We are satisfied that Operations Instruction 245.3(b) is not determinative in this case. That instruction is directed to District Directors when they are considering adjustment of status under section 245. In this case, an Order to Show Cause has been issued and the case has long been out of the hands of the District Director. Moreover, as we noted in Cavazos, the Operations Instruction is not binding upon immigration judges or this Board. We adopted the policy of that instruction in Matter of Cavazos with respect to immediate relatives because we found it to be appropriate. As we now find it to be inappropriate with respect to this case, we reject it.

The question of entry into the United States as a nonimmigrant with a preconceived intention to remain must be viewed in perspective. Entry into the United States with a preconceived intention to remain was once a statutory bar to adjustment of status. Congress eliminated that bar in 1960. See Pub.L. No. 86-648, 74 Stat. 505; see also the discussion in Ameeriar v. INS, 438 F. 2d 1028 (3 Cir. 1971), cert. denied, 404 U.S. 801 (1971). Thereafter, we concluded that entry with a preconceived intention to remain was still a relevant factor in the exercise of discretion and that it was a serious adverse factor. Matter of Garcia-Castillo, 10 IN Dec. 516 (BIA 1964); aff'd. Castillo v. INS, 350 F.2d 1 (9 Cir. 1965). The courts have generally upheld our discretionary denials of adjustment of status in cases where the alien entered with a preconceived intention to remain and had no close family ties in the United States. See e.g., Santos v. INS, 375 F.2d 262 (9 Cir. 1967); Chen v. Foley, 385 F.2d 929 (6 Cir. 1967), Ameeriar v. INS, supra; Soo Yuen v. INS, 456 F.2d 1107 (9 Cir. 1972); Jain v. INS, 612 F.2d 683 (2 Cir. 1979).

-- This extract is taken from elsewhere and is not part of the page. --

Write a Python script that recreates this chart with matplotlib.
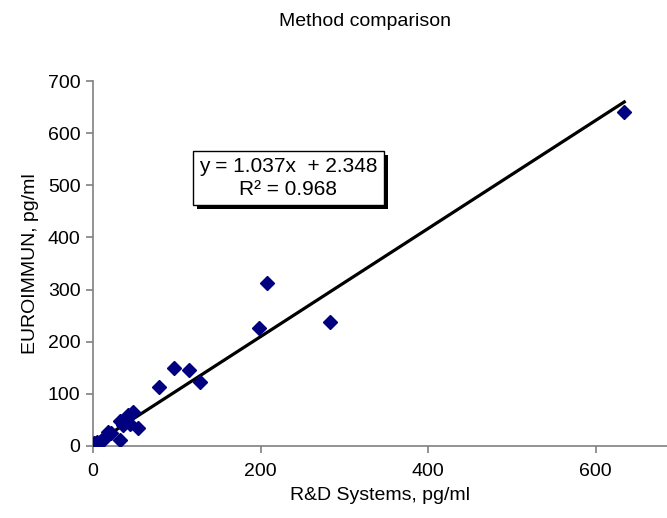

The Immigration and Nationality Act makes immediate relative status a special and weighty equity. The Congress has accorded immediate relatives important dispensations not available to visa-preference applicants. Section 201(a) of the Act exempts immediate relatives from the Act's numerical limitations on immigration. Further, section 245 of the Act which provides for adjustment of status, denies that benefit to aliens other than immediate relatives who after January 1, 1977, continue in or accept unauthorized employment prior to the filing of an application for adjustment of status. Section 245(c)(2). In view of this most favorable status accorded by Congress, we believe it appropriate to accord greater weight to immediate relative status than to visa-preference status when making discretionary determinations under the Act. Therefore, the benefits of Matter of Cavazos, supra, will be limited to immediate relatives.

Section 201(b) of the Act defines immediate relatives as "the children, spouses, and parents of a citizen of the United States. . . ."

The respondent in this case is not an immediate relative; he is a fifth-preference immigrant. Accordingly, the appeal will be dismissed.

ORDER: The motion to reconsider is granted.

FURTHER ORDER: Upon reconsideration, our prior order of July 10, 1980, is withdrawn and the appeal is dismissed.